■ **SHORT PROBLEM**
Print the listing below from its opening line through the line holding "import plotly.graph_objects as go", both ends included.

■ **RECORDED DATA**
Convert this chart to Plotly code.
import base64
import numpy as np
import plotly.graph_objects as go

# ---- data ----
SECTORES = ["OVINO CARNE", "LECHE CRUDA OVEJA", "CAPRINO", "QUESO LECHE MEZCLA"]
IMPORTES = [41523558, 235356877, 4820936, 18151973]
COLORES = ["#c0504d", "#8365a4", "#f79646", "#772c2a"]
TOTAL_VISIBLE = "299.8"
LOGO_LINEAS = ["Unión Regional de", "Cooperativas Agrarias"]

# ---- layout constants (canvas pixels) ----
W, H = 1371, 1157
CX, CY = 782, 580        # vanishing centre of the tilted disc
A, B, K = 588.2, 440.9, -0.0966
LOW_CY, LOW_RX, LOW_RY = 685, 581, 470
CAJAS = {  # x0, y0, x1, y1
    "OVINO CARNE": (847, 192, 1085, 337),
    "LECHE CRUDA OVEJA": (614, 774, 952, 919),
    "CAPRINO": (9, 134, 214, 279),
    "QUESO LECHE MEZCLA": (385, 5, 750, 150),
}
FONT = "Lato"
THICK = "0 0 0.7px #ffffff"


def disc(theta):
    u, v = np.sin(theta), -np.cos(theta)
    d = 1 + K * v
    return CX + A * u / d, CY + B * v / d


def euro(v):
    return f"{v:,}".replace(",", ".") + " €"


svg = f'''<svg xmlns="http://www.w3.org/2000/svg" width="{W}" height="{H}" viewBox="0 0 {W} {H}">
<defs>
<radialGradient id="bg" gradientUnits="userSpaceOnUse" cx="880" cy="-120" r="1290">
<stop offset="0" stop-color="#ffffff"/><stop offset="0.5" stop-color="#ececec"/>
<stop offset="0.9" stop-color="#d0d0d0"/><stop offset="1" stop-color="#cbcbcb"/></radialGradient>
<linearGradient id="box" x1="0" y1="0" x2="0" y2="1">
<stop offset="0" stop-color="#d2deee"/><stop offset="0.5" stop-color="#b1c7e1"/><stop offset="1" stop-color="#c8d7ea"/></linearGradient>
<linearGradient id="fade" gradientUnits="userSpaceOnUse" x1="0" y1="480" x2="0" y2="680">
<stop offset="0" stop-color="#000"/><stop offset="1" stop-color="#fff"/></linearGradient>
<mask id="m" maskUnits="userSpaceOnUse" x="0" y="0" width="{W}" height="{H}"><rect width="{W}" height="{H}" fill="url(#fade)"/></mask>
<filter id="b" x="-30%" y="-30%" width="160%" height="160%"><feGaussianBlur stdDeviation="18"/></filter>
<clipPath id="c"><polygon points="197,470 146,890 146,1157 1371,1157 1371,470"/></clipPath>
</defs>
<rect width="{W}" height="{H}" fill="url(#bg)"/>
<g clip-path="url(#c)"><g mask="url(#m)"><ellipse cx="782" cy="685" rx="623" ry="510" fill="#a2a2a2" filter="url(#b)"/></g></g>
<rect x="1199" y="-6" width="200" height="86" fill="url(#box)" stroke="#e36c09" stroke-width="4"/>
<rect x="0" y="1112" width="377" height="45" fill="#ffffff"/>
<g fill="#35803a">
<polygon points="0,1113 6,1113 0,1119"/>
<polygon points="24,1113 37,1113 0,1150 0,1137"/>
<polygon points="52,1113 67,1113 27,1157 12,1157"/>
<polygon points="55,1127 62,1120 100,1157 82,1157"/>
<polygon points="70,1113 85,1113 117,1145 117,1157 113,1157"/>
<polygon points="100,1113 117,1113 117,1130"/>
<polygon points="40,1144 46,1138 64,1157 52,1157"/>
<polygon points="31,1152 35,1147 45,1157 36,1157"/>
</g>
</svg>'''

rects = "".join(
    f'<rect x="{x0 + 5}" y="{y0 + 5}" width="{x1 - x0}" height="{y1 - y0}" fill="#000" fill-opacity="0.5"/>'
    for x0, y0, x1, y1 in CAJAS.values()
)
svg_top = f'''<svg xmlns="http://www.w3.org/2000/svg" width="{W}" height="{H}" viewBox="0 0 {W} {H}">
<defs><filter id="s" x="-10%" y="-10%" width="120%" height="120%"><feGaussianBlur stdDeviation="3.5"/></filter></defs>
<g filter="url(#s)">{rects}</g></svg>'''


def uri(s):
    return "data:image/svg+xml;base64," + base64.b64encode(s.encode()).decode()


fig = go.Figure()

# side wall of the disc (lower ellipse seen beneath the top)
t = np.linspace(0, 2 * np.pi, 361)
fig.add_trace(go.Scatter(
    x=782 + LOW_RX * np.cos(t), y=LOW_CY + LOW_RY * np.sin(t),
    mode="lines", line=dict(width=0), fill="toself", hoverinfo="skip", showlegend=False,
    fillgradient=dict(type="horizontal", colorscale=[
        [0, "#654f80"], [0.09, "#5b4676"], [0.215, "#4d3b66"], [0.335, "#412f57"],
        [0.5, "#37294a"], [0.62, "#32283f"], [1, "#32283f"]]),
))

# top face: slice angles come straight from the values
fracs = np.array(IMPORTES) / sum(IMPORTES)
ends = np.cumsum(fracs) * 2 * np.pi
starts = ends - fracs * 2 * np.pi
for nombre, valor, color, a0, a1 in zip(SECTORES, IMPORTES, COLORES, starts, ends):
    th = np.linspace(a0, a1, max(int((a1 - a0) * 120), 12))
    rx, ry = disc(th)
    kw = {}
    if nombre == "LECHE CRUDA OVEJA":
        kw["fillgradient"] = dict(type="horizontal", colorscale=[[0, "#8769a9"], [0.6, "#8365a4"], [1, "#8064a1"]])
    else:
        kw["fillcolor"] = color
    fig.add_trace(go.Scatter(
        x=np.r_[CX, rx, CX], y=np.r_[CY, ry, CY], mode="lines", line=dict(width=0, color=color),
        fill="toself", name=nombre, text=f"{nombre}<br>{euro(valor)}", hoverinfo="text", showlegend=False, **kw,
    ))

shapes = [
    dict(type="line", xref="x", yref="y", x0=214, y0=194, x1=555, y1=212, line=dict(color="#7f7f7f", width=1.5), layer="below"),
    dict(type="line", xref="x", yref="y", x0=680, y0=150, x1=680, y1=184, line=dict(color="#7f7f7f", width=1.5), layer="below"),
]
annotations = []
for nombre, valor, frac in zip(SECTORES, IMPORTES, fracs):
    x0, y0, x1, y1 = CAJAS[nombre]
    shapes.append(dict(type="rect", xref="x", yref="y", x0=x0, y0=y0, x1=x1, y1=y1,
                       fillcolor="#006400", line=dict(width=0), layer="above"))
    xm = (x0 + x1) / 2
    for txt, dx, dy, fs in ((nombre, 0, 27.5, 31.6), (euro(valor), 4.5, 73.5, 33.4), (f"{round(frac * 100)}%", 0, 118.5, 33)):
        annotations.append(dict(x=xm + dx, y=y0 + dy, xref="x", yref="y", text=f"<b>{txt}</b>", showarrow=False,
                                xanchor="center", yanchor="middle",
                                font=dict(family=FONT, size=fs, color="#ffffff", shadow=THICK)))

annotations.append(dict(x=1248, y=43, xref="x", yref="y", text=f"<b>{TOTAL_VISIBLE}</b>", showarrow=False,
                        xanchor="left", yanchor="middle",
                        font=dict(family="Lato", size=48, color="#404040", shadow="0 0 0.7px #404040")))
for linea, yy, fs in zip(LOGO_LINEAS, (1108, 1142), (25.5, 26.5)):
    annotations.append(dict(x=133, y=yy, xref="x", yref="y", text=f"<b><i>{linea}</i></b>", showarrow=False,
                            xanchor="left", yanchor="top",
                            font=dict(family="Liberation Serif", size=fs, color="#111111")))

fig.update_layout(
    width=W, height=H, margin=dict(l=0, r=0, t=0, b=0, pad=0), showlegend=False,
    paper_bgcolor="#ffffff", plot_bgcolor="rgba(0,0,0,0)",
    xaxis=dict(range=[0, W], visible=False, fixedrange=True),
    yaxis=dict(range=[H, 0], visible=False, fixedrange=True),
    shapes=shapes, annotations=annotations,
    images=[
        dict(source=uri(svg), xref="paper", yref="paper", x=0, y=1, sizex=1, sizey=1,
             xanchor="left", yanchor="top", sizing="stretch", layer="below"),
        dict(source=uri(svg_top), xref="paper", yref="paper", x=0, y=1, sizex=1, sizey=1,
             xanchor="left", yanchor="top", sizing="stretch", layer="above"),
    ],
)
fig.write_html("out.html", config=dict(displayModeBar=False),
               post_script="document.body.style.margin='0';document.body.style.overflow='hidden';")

■ **THE ANSWER**
Convert this chart to Plotly code.
import base64
import numpy as np
import plotly.graph_objects as go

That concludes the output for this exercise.